Councilor Tony Palomba brought up the subject during Tuesday’s Council meeting when the Fiscal 2015 capital budget came up. He suggested cutting down the amount of money borrowed by the town for building projects and capital purchases – such as vehicles.
“I have been told there is no relationship between the operational and capital budgets. That may be true, but I know when I borrow money I have to pay it back to the bank, and with interest,” Palomba said. “The budgets don’t stand by themselves. There is a relationship between the operational budget and the capital budget. It all comes from the our tax dollars.”
The Fiscal 2015 budget request from Watertown school officials is $6 million higher than the previous year, a 16 percent hike. In the fall, Town Manager Michael Driscoll said he projected a 4 percent increase for all departments in town, including the schools.

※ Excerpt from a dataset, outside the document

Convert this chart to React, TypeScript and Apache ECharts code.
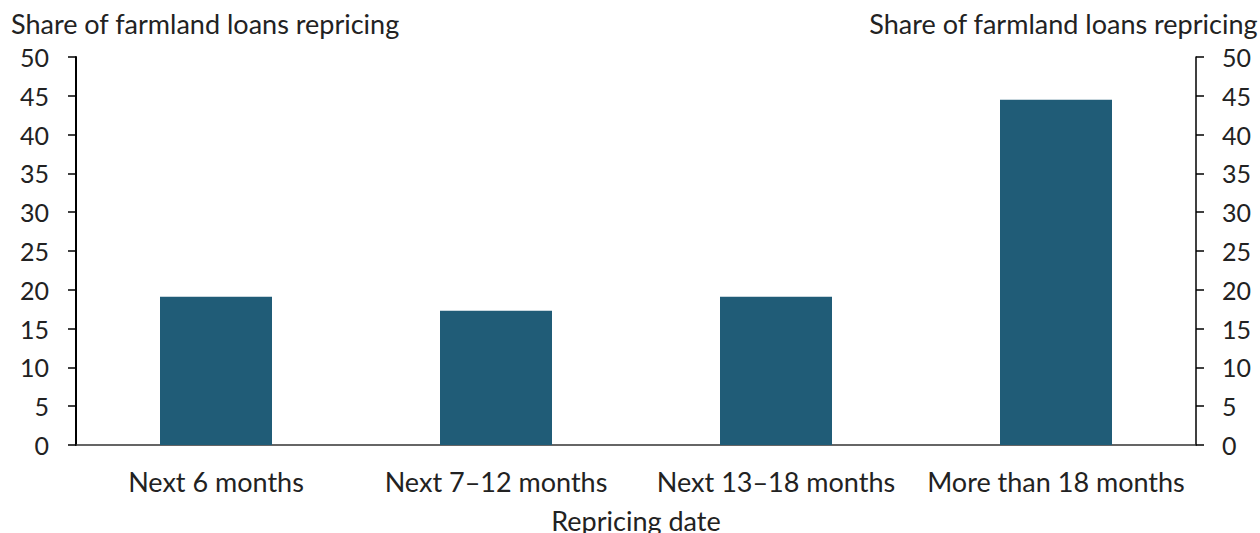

The amount in the proposed capital budget, $9.1 million, would be 8.11 percent of the $112.48 million total proposed Fiscal 2015 projected expenditures by the town. The Town Council’s budget policy calls for spending 7.5 to 8 percent of the town budget on capital expenditures.
The council’s Budget and Financial Oversight subcommittee recommended cutting the spending to be in line with the budget policy.
Town Councilor Aaron Dushku suggested that policy could be changed, at least temporarily, to help pay for the school increase. He said education has been a big concern for many residents with whom he has spoken.
“Something we have all heard about and talked about is the school budget is enormous, and we need to find a way to get under it,” Dushku said. “I take pride in the parks and there are a lot of important things here (in the capital budget) but the most important things for me are my kids.”
Dushku made a motion to have the Budget and Fiscal Oversight subcommittee look at cutting the amount spent on capital projects and purchases in future years, at least for the short term. The Town Council voted unanimously to approve the motion.